▸ AIM: Quote the data exactly, first line to the line containing "ctx = document.getElementById('amuChart').getContext('2d');", with no pictures.

※

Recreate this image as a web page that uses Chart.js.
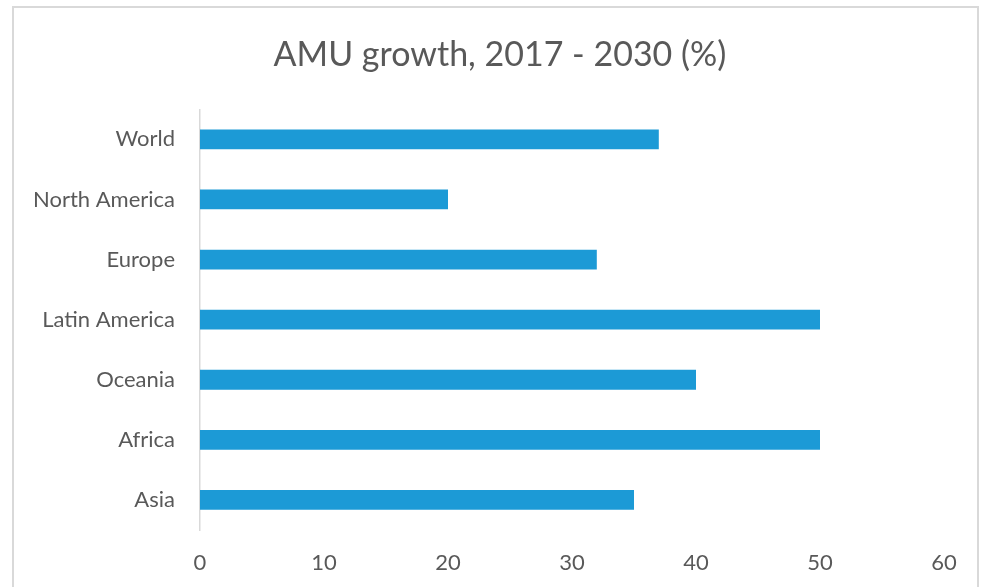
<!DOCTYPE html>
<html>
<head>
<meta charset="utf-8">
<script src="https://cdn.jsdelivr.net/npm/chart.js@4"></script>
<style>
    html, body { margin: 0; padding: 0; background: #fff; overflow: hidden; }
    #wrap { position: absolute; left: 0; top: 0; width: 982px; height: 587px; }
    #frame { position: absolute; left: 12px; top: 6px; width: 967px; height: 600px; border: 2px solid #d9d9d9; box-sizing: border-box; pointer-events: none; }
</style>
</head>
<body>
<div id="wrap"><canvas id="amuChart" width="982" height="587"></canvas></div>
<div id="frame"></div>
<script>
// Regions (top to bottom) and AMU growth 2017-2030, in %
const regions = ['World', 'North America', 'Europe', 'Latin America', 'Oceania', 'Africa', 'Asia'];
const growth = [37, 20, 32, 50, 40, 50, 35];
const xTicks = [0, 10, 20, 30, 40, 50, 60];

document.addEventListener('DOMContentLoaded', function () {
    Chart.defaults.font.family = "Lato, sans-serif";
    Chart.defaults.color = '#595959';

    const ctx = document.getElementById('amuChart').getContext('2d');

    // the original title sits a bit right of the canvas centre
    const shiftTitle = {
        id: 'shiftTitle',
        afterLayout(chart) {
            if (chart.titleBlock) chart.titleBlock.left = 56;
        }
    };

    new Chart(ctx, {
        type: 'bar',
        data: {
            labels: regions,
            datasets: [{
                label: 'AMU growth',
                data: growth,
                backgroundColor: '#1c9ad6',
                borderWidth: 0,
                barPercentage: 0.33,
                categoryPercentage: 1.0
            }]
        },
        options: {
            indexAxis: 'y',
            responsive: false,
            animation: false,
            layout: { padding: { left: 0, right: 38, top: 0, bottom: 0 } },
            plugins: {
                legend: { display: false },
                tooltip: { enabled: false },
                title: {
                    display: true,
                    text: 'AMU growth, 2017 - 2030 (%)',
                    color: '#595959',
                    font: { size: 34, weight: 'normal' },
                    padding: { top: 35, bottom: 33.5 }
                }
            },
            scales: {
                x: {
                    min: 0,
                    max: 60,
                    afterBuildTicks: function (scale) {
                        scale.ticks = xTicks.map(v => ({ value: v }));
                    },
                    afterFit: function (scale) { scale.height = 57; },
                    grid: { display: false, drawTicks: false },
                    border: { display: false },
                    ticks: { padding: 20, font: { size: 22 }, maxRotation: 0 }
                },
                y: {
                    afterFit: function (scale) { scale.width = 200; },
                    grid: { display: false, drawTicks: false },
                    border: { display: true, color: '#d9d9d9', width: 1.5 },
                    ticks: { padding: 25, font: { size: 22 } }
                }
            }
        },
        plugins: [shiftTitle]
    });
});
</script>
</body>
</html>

※

▸ PROBLEM SOLUTION:
Recreate this image as a web page that uses Chart.js.
<!DOCTYPE html>
<html>
<head>
<meta charset="utf-8">
<script src="https://cdn.jsdelivr.net/npm/chart.js@4"></script>
<style>
    html, body { margin: 0; padding: 0; background: #fff; overflow: hidden; }
    #wrap { position: absolute; left: 0; top: 0; width: 982px; height: 587px; }
    #frame { position: absolute; left: 12px; top: 6px; width: 967px; height: 600px; border: 2px solid #d9d9d9; box-sizing: border-box; pointer-events: none; }
</style>
</head>
<body>
<div id="wrap"><canvas id="amuChart" width="982" height="587"></canvas></div>
<div id="frame"></div>
<script>
// Regions (top to bottom) and AMU growth 2017-2030, in %
const regions = ['World', 'North America', 'Europe', 'Latin America', 'Oceania', 'Africa', 'Asia'];
const growth = [37, 20, 32, 50, 40, 50, 35];
const xTicks = [0, 10, 20, 30, 40, 50, 60];

document.addEventListener('DOMContentLoaded', function () {
    Chart.defaults.font.family = "Lato, sans-serif";
    Chart.defaults.color = '#595959';

    const ctx = document.getElementById('amuChart').getContext('2d');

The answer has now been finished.